ÖRÜMCEK ARAKNE, İNSAN ARAKNE
Yani Zeus’un Metis’i eş olarak seçmesi ve tehdit gördüğünde yutması, Athena’nın Arakne ile yarışması ve daha iyi gergef ördüğü için örümceğe çevirmesi de tesadüfü anlatılar değildir. Çünkü mitolojiden, yaratılış hikâyelerine, tek-çok tanrılı dinlerde de; başından sonuna kadar, her anı önceden bilinen, olacak olan her şeyin önceden hesaplandığı, her özelliğin en yücesinin tanrılara aktarılmış olması ve bunu belirleyen esas gücün ise, -daha sonra Platon'da sistemleştirileceği gibi- dünyanın düşünülebilmesi, bir düşüncenin ürünü olarak var edilmesidir.
Ondandır ki örümcek olan Arakne’nin ağıyla ördükleriyle, insan olan Arakne’nin gergefe ördükleri farklıdır. İnsanın pratik faaliyetinin en önemli özelliği, yapmayı istediği işin henüz fiilen başlamadan önce, zihinde tamamlanmasıdır.
"Örümcek, ağını dokumacıya benzer şekilde ördüğü gibi, arı da peteğini yapmada pek çok mimarı utandırır. Ne var ki en kötü mimarı, en iyi arıdan ayıran şey, mimarın yapısını gerçekte kurmadan önce, onu imgesinde kurabilmesidir."**
Marx'ın emek sürecini anlatırken başvurduğu bu benzetme, yalnızca insanın doğa üzerindeki etkinliğinin ayırt edici yanını ortaya koymakla kalmaz, aynı zamanda, emek sürecinin en genel ve temel özelliklerini kendisinde yoğunlaştıran, olmazsa olmaz, bir koşulun da altını çizer; tasarlama.

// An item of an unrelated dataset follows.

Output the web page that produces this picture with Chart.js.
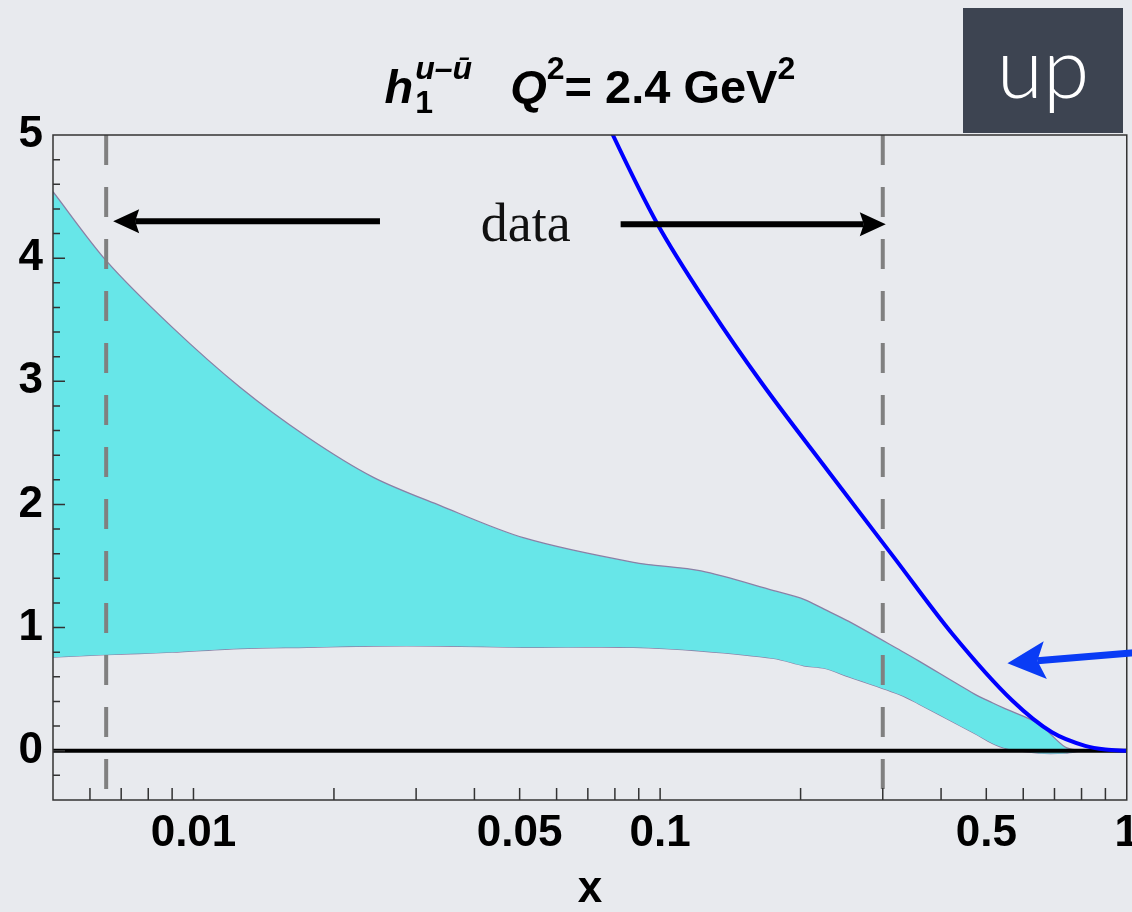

Fakat bütün dinlerin, mitlerin, son çözümlemede, insanın dünya üzerindeki eyleminin "tersine çevrilmiş" biçimde de olsa bir ifadesi olduğunu düşünürsek, tanrısal nitelikte bir iş yapmanın temel koşulu hakkındaki insan yorumunu bulabiliriz. Eğer her şeyin yaratıcısı tanrı bile, "ol" dediği andan itibaren neler olacağını önceden düşünüp üstelik yazıya da geçiriyorsa, bunda da bir tasarı söz konusudur. Hiç kuşkusuz, burada görmemiz gereken, binlerce yıllık insan tarihinin sonucunda elde edilmiş bir bilginin, dinsel ve felsefi biçimler altında ifade edilmesidir. Ondandır ki insanlığın birikmiş bütün bilgisinin yeniden düşünülmesi, bilimsel olarak dünyanın yorumlanması ve malumunuz değiştirilmesi demektir.